Dear Aziz Ansari,
Thank you for writing your smart and funny book about MODERN ROMANCE.
One night not too long ago, I was bemoaning my own state of ignorance about dating in the modern world. I had been out of the game for just over 15 years due to a long and less-than-happy marriage, when a friend of mine recommended your book. I was skeptical at first. I suspected it would focus on 20-somethings and wouldn’t have anything relevant for someone of my generation.
She insisted I read it and I am glad I did. A few things surprised me about the book. It is far more than a simple recounting of dates gone bad or the problems with social media. Nor is it a self-help book. It is a clearly written sociological study of the relationships between men and women through time and across several cultures. You did your research. You enlisted experts to help you understand some of the thornier problems. You interviewed a lot of people from all over the world.
This is the type of work that easily could have been boring as dirt, but because it’s narrated in your friendly tone and peppered with jokes and sympathy, it’s engaging from start to finish. As you acknowledged right up front, you couldn’t address every form of romance between people so you focused on heterosexual relationships, which was what you had personal experience with.

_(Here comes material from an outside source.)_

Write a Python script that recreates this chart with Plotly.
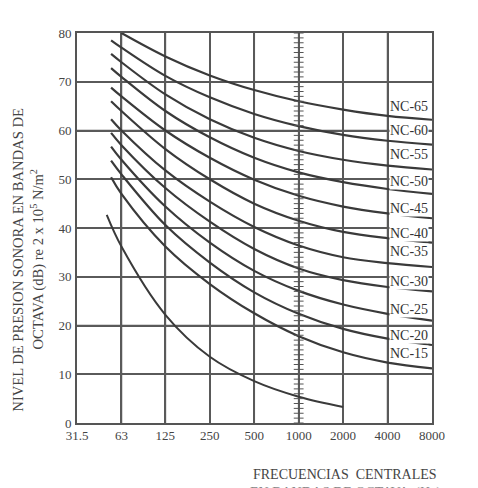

I hope you enlist someone in the LGBT community to write a similar book addressing their experiences, because it’s such a relief to know we’re not alone in the world with the type of anxieties–and joys–we experience when we try to engage romantically with others. When people can laugh together over shared experiences and understand why certain things happen, surely that makes people more sympathetic and kinder to one another. We need more books like this.